There are so many things wrong with this.

First of all it's a waste of money for the households who throw out good food. Second, it's a waste of all of the resources that went into growing the food, including the animals who gave their lives for the meal. Third, there's something very wrong with throwing out food when one in eight Americans struggle with hunger.

Supermarkets are just as guilty of this unnecessary waste as consumers. About 10% of all food waste are supermarket products thrown out before they've reached their expiration date.

Three years ago, France took big steps to combat food waste by making a law that bans grocery stores from throwing away edible food.According to the new ordinance, stores can be fined for up to $4,500 for each infraction.

Previously, the French threw out 7.1 million tons of food.

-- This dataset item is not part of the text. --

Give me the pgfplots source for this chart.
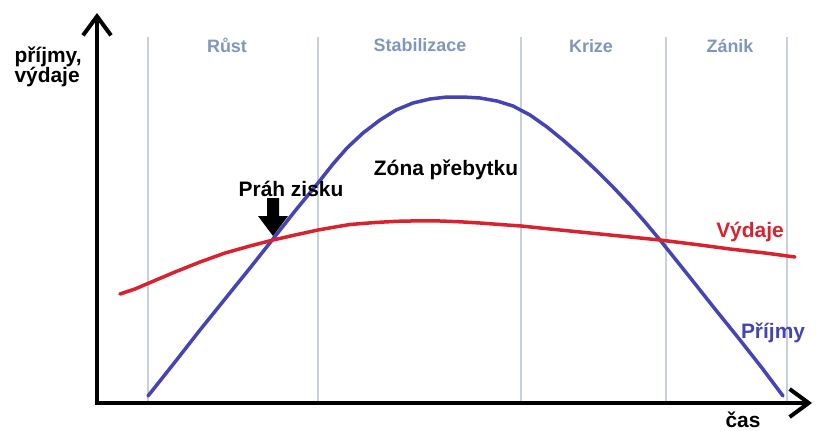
\documentclass[border=0pt]{standalone}
\usepackage{pgfplots}
\pgfplotsset{compat=1.18}
\usepackage{fontspec}
\setmainfont{Liberation Sans}
\usetikzlibrary{arrows.meta}
\definecolor{blu}{HTML}{4444B6}
\definecolor{rd}{HTML}{D8222E}
\definecolor{phase}{HTML}{7D97BD}
\definecolor{gridc}{HTML}{C8D0DA}
\begin{document}
\begin{tikzpicture}
\begin{axis}[
  scale only axis, width=816bp, height=430bp,
  xmin=0, xmax=816, ymin=0, ymax=430, y dir=reverse,
  axis lines=none, clip=false,
]
\path (axis cs:0,0) rectangle (axis cs:816,430);
% phase separators
\foreach \xx in {148,318,521,666,787}{
  \edef\tmp{\noexpand\draw[gridc, line width=1.5bp] (axis cs:\xx,37) -- (axis cs:\xx,403);}\tmp
}
% phase labels
\node[phase, font=\bfseries\fontsize{18}{18}\selectfont, anchor=base] at (axis cs:227,52) {Růst};
\node[phase, font=\bfseries\fontsize{18}{18}\selectfont, anchor=base] at (axis cs:420,51) {Stabilizace};
\node[phase, font=\bfseries\fontsize{18}{18}\selectfont, anchor=base] at (axis cs:591,52) {Krize};
\node[phase, font=\bfseries\fontsize{18}{18}\selectfont, anchor=base] at (axis cs:730,52) {Zánik};
% Příjmy (revenue)
\addplot[blu, line width=3.5bp, sharp plot, line join=round, line cap=round] coordinates {
 (148,396) (175,362) (200,330) (225,299) (250,268) (273,239) (295,211)
 (318,183) (333,164) (347,148) (363,133) (380,120) (396,110) (413,103)
 (430,99) (447,97) (463,97) (480,98) (497,101) (513,106) (530,115)
 (547,127) (563,140) (580,155) (597,171) (613,187) (630,205) (645,222)
 (660,240) (676,260) (692,280) (715,309) (740,340) (762,368) (783,396)};
% Výdaje (costs)
\addplot[rd, line width=3.5bp, sharp plot, line join=round, line cap=round] coordinates {
 (120,294) (135,289) (149,283) (175,272) (200,262) (225,253) (250,246)
 (273,240) (295,235) (318,230) (335,227) (350,224.5) (375,222.5) (397,221.3)
 (420,220.8) (440,221) (460,221.8) (480,223) (500,224.5) (521,226)
 (550,229) (580,232) (620,236) (660,240) (700,245) (730,249) (765,253) (795,257)};
% axes
\draw[line width=4bp, {Straight Barb[length=19bp,width=28bp]}-{Straight Barb[length=19bp,width=28bp]}]
  (axis cs:97,13) -- (axis cs:97,403) -- (axis cs:812,403);
% threshold arrow
\fill[black] (axis cs:267,198) -- (axis cs:279,198) -- (axis cs:279,216) -- (axis cs:288,216)
  -- (axis cs:273,236) -- (axis cs:258,216) -- (axis cs:267,216) -- cycle;
% texts
\node[font=\bfseries\fontsize{21}{21}\selectfont, anchor=base west] at (axis cs:11,62) {příjmy,};
\node[font=\bfseries\fontsize{21}{21}\selectfont, anchor=base west] at (axis cs:11,82) {výdaje};
\node[font=\bfseries\fontsize{21}{21}\selectfont, anchor=base] at (axis cs:446,175) {Zóna přebytku};
\node[font=\bfseries\fontsize{21}{21}\selectfont, anchor=base] at (axis cs:291,196) {Práh zisku};
\node[rd, font=\bfseries\fontsize{21}{21}\selectfont, anchor=base] at (axis cs:750,237) {Výdaje};
\node[blu, font=\bfseries\fontsize{21}{21}\selectfont, anchor=base] at (axis cs:773,338) {Příjmy};
\node[font=\bfseries\fontsize{21}{21}\selectfont, anchor=base] at (axis cs:743,427) {čas};
\end{axis}
\end{tikzpicture}
\end{document}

Sixty-seven percent of which was tossed by consumers, 15% by restaurants, and 11% by grocery stores.

This has created a network of over 5,000 charities that accept the food from supermarkets and donate them to charity. The law also struck down agreements between supermarkets and manufacturers that prohibited the stores from donating food to charities.

"There was one food manufacturer that was not authorized to donate the sandwiches it made for a particular supermarket brand. But now, we get 30,000 sandwiches a month from them — sandwiches that used to be thrown away," Jacques Bailet, head of the French network of food banks known as Banques Alimentaires, told NPR.

It's expected that similar laws may spread through Europe, but people are a lot less confident at it happening in the United States. The USDA believes that the biggest barrier to such a program would be cost to the charities and or supermarkets.

"The logistics of getting safe, wholesome, edible food from anywhere to people that can use it is really difficult," the organization said according to Gizmodo. "If you're having to set up a really expensive system to recover marginal amounts of food, that's not good for anybody."

Plus, the idea may seem a little too "socialist" for the average American's appetite.

"The French version is quite socialist, but I would say in a great way because you're providing a way where they [supermarkets] have to do the beneficial things not only for the environment, but from an ethical standpoint of getting healthy food to those who need it and minimizing some of the harmful greenhouse gas emissions that come when food ends up in a landfill," Jonathan Bloom, the author of American Wasteland, told NPR.

However, just because something may be socialist doesn't mean it's wrong. The greater wrong is the insane waste of money, damage to the environment, and devastation caused by hunger that can easily be avoided.